Merak ettiniz değil mi? Açıklıyorum beni derinden
etkileyen bu filmin adı İranlı yönetmen Majid Majidi'nin
“Cennetin Çocukları” ya da Bacheha-Ye
Aseman.
Film kısaca İran’da yaşayan yoksul bir ailenin
yaşları oldukça yakın kız kardeş ve abinin bir ayakkabı peşindeki hikayelerini
anlatır. Abi kızkardeşin tamirdeki ayakkabısını yanlışlıkla kaybedince, yeni ayakkabı için parayı da yoksul
babalarından da isteyemedikleri için aynı ayakkabıyı kullanmaya başlarlar.
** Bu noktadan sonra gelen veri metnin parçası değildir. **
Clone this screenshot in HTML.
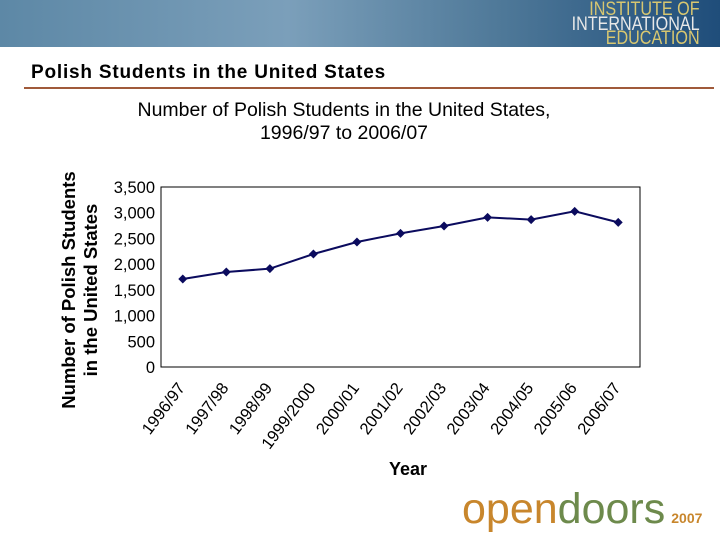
<!DOCTYPE html>
<html><head><meta charset="utf-8"><style>
body{margin:0;width:720px;height:540px;overflow:hidden;background:#fff;font-family:"Liberation Sans",sans-serif;position:relative}
#banner{position:absolute;left:0;top:0;width:720px;height:47px;background:linear-gradient(90deg,#5d88a6 0%,#7b9fba 40%,#4e7898 70%,#1f4d7a 100%)}
#iie{position:absolute;right:20px;top:3px;text-align:right;font-size:19px;line-height:14.5px;letter-spacing:0px;color:#e8e8e8;transform:scaleX(0.85);transform-origin:right top}
#iie span{color:#d8c770}
#title{position:absolute;left:31px;top:62px;font-weight:bold;font-size:19px;letter-spacing:0.8px;color:#000}
#rule{position:absolute;left:24px;top:87px;width:690px;height:2px;background:#a05a3a}
#od{position:absolute;left:462px;top:485px;font-size:43px;color:#c8862c}
#od b{color:#6d8a4c;font-weight:normal}
#od small{font-size:14px;font-weight:bold;color:#c8862c;margin-left:6px}
</style></head><body>
<div id="banner">
<div id="iie"><span>INSTITUTE OF</span><br>INTERNATIONAL<br><span>EDUCATION</span></div></div>
<div id="title">Polish Students in the United States</div>
<div id="rule"></div>
<div id="od">open<b>doors</b><small>2007</small></div>
<svg id="chart" width="720" height="540" style="position:absolute;left:0;top:0"></svg>
<script>
const categories=["1996/97","1997/98","1998/99","1999/2000","2000/01","2001/02","2002/03","2003/04","2004/05","2005/06","2006/07"];
const values=[1711,1847,1912,2197,2430,2599,2741,2910,2865,3027,2812];
const ticks=[0,500,1000,1500,2000,2500,3000,3500];
const tickLabels=["0","500","1,000","1,500","2,000","2,500","3,000","3,500"];
const NS="http://www.w3.org/2000/svg",svg=document.getElementById('chart');
const L=161,R=640,T=187,B=367,maxV=3500;
const x=i=>L+(R-L)/categories.length*(i+0.5);
const y=v=>B-(B-T)*v/maxV;
function mk(t,a,txt){const e=document.createElementNS(NS,t);for(const k in a)e.setAttribute(k,a[k]);if(txt!=null)e.textContent=txt;svg.appendChild(e);return e;}
let e;
e=mk('text',{x:344,y:116,'text-anchor':'middle','font-size':19.5,'font-family':'Liberation Sans'},'Number of Polish Students in the United States,');

e=mk('text',{x:344,y:139,'text-anchor':'middle','font-size':19.5,'font-family':'Liberation Sans'},'1996/97 to 2006/07');

e=mk('rect',{x:L,y:T,width:R-L,height:B-T,fill:'none',stroke:'#000','stroke-width':1});

ticks.forEach((t,i)=>{e=mk('text',{x:155,y:y(t)+6,'text-anchor':'end','font-size':16.5,'font-family':'Liberation Sans'},tickLabels[i]);
});
categories.forEach((c,i)=>{const px=x(i)+3,py=388;
e=mk('text',{x:px,y:py,'text-anchor':'end','font-size':16.5,'font-family':'Liberation Sans',transform:`rotate(-53 ${px} ${py})`},c);
});
e=mk('polyline',{points:values.map((v,i)=>x(i)+','+y(v)).join(' '),fill:'none',stroke:'#0b0b5e','stroke-width':2});

values.forEach((v,i)=>{const cx=x(i),cy=y(v);
e=mk('polygon',{points:`${cx},${cy-4.5} ${cx+4.5},${cy} ${cx},${cy+4.5} ${cx-4.5},${cy}`,fill:'#0b0b5e'});
});
e=mk('text',{x:408,y:475,'text-anchor':'middle','font-size':18,'font-weight':'bold','font-family':'Liberation Sans'},'Year');

e=mk('text',{x:0,y:0,'text-anchor':'middle','font-size':18.5,'font-weight':'bold','font-family':'Liberation Sans',transform:'translate(75 290) rotate(-90)'},'Number of Polish Students');

e=mk('text',{x:0,y:0,'text-anchor':'middle','font-size':18.5,'font-weight':'bold','font-family':'Liberation Sans',transform:'translate(97 290) rotate(-90)'},'in the United States');

</script>
</body></html>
Sabahtan kızlar okula, öğleden sonra da erkekler okula gittiği için okulla ev
arasındaki küçük bir aralıkta buluşarak ayakkabı terlik değiştiren kardeşler
bir yandan da okula yetişmek için koşu yetilerini geliştirirler. Film bundan
sonra dokunaklı sahneleri ile insanın içini parçalarken, günümüzün vurdulu
kırdılı filmlerinin asla içinde barındıramadığı insanlığın, çocukluğun en yalın
duygularını içeriyor. Filmin çekimi belki hd kalitesinde değil ama küçücük
çocukların hayata bakışı, birbirlerine desteği, kardeşlik sevgileri,özverileri en çözünür ekrandan daha aydınlık, daha net.
Belki abarttığımı düşünüyor olabilirsiniz ama bu filmi seyredince eminim
hepiniz çocukluğunuzdan, kardeşliğinizden tatlı anılar bulabilecek ve abinin kardeşi
için neler yapabildiğini göreceksiniz.
Devam ediyorum..Film kardeşlerin bir çok
macerasının yanında İran’da yoksul bir ailenin hayatına dair izler sunuyor.
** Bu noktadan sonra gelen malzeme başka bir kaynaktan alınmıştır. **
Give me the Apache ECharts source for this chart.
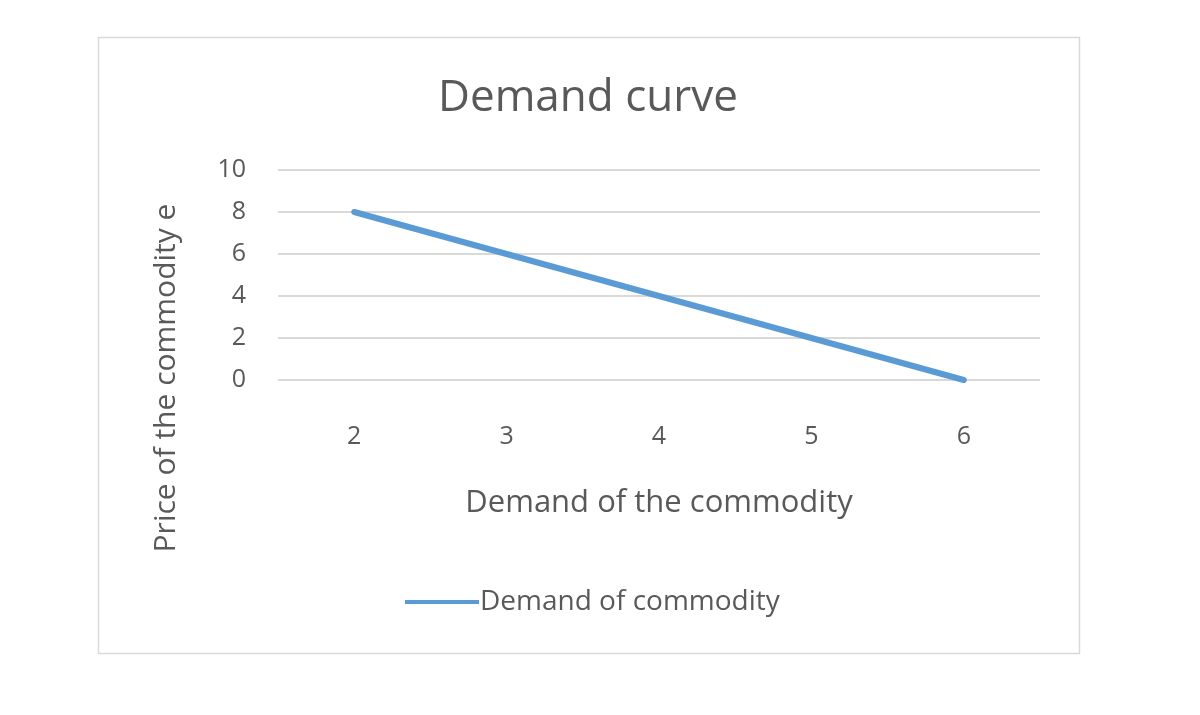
<!DOCTYPE html>
<html>
<head>
<meta charset="utf-8">
<script src="https://cdn.jsdelivr.net/npm/echarts@6/dist/echarts.min.js"></script>
<style>html,body{margin:0;padding:0;background:#fff}#c{width:1200px;height:715px}</style>
</head>
<body>
<div id="c"></div>
<script>
const categories = ['2', '3', '4', '5', '6'];
const demandValues = [8, 6, 4, 2, 0];
const seriesName = 'Demand of commodity';

const FONT = '"Open Sans", sans-serif';
const chart = echarts.init(document.getElementById('c'));
chart.setOption({
  backgroundColor: '#fff',
  animation: false,
  title: {
    text: 'Demand curve',
    left: 433, top: 71,
    textStyle: { fontFamily: FONT, fontSize: 44, fontWeight: 'normal', color: '#595959' }
  },
  graphic: [
    { type: 'rect', shape: { x: 98.5, y: 37.5, width: 981, height: 616 },
      style: { fill: 'none', stroke: '#d9d9d9', lineWidth: 1.5 }, z: -1 },
    { type: 'text', x: 166, y: 378, rotation: Math.PI / 2,
      style: { text: 'Price of the commodity e', fontFamily: FONT, fontSize: 30, fill: '#595959',
               textAlign: 'center', textVerticalAlign: 'middle' } }
  ],
  legend: {
    data: [seriesName], left: 400, top: 583,
    icon: 'rect', itemWidth: 74, itemHeight: 4, itemGap: 4,
    textStyle: { fontFamily: FONT, fontSize: 28, color: '#595959', padding: [0, 0, 0, -4] }
  },
  grid: { left: 278, right: 160, top: 170, bottom: 335, containLabel: false },
  xAxis: {
    type: 'category', data: categories, boundaryGap: true,
    name: 'Demand of the commodity', nameLocation: 'middle', nameGap: 108,
    nameTextStyle: { fontFamily: FONT, fontSize: 31, color: '#595959' },
    axisLine: { show: false }, axisTick: { show: false },
    axisLabel: { fontFamily: FONT, fontSize: 25, color: '#595959', margin: 44 }
  },
  yAxis: {
    type: 'value', min: 0, max: 10, interval: 2,
    axisLine: { show: false }, axisTick: { show: false },
    axisLabel: { fontFamily: FONT, fontSize: 25, color: '#595959', margin: 32 },
    splitLine: { lineStyle: { color: '#d9d9d9', width: 2 } }
  },
  series: [{
    name: seriesName, type: 'line', data: demandValues,
    symbol: 'none', lineStyle: { color: '#5b9bd5', width: 6, cap: 'round' },
    itemStyle: { color: '#5b9bd5' }
  }]
});
</script>
</body>
</html>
Kızların ve erkeklerin ayrı zamanda okula gitmesi, kız çocuklarının ev işlerinde
oldukça etkin olması gibi... aslında bir çok yoksul Türk ailesine benzer
şekilde.
Ve filmde abisi kızkardeşine yeni bir ayakkabı
alabilmek için, okullar arası koşu yarışmasına katılmaya karar veriyor. Zaten
her gün okul ve ev arasında deli gibi koştuğu için antremanlı. Yarışmanın
birincisine çok cazip hediyeler varken üçüncünün hediyeleri arasında bir adet
spor ayakkabı bulunmakta. Abisinin kendisine
büyük gelen ayakkabılarını giymekten hiç hoşlanmayan ve en insancıl haliyle
gözleri hep arkadaşlarının süslü ayakkabılarında olan kızkardeş , abisinin
yarışmada kazanacağı ayakkabıyı bir kız ayakkabısıyla değiştirip kendisine
vereceği günü heyecanla bekliyor. Abisi kayıt günlerini kaçırdığı yarışmaya
kendini yazdırmak için spor hocasına o kadar çok gözyaşı döküyor ki, spor
hocası onu test etmeye karar veriyor. Abisinin performansı karşısında şaşkına
düşen spor hocası, abinin yarışmaya katılma nedenini asla bilmeden bu madeni
kaçırmak istemiyor.
Derken yarışma günü geliyor, bir çok öğrenci
annesiyle babasıyla fotoğraf flaşları ve cillop spor ayakkabılarla yarışa
başlarken, abisi yaz kış kızkardeşiyle dönüşümlü yağmur çamur demeden giyilen
artık yaşlanmış bez sneakerslarla yarışa başlıyor. Yarış devam ettikçe ön
sıralarda giden abisi, bir anda herkesin önüne geçiyor. Ama üçünçü olmalı
birinci değil, yavaşlıyor.. bir anda su toplamış ayakları ve patlamış
ayakkabılar gözüküyor ekranda.. arkadan gelen hırslı bir çocuğun ayağını çelmesi ile
yere düşüp geri kalktığında geride kalıyor abisi. Olamaz bunu hayal etmemişti.. hızlanıyor
hızlanıyor,, bitişe çok az kaldı.. yarışın dışında spor hocasının ve okul
müdürünün heyecan içindeki tezahüratları.. derken bitiş çizgisi... ve
abisini birincilikle kutlayan insanlar. “Üçüncü
oldum değil mi?” “Ne üçüncülüğü oğlum, birinci oldun birinci...” Birinci olup
da gözlerinden mutluluk değil üzüntü gözyaşları dökülen şampiyon...
Ve kızkardeşin abisi eve gittiğinde gözlerinde
sönen heyacanı...
Şimdi bile ağlayabilirim. İzlediğim en
kaliteli ve en dokunaklı film belki
de.....
Duygu olmadan insanlık avatar olsa kaç yazar?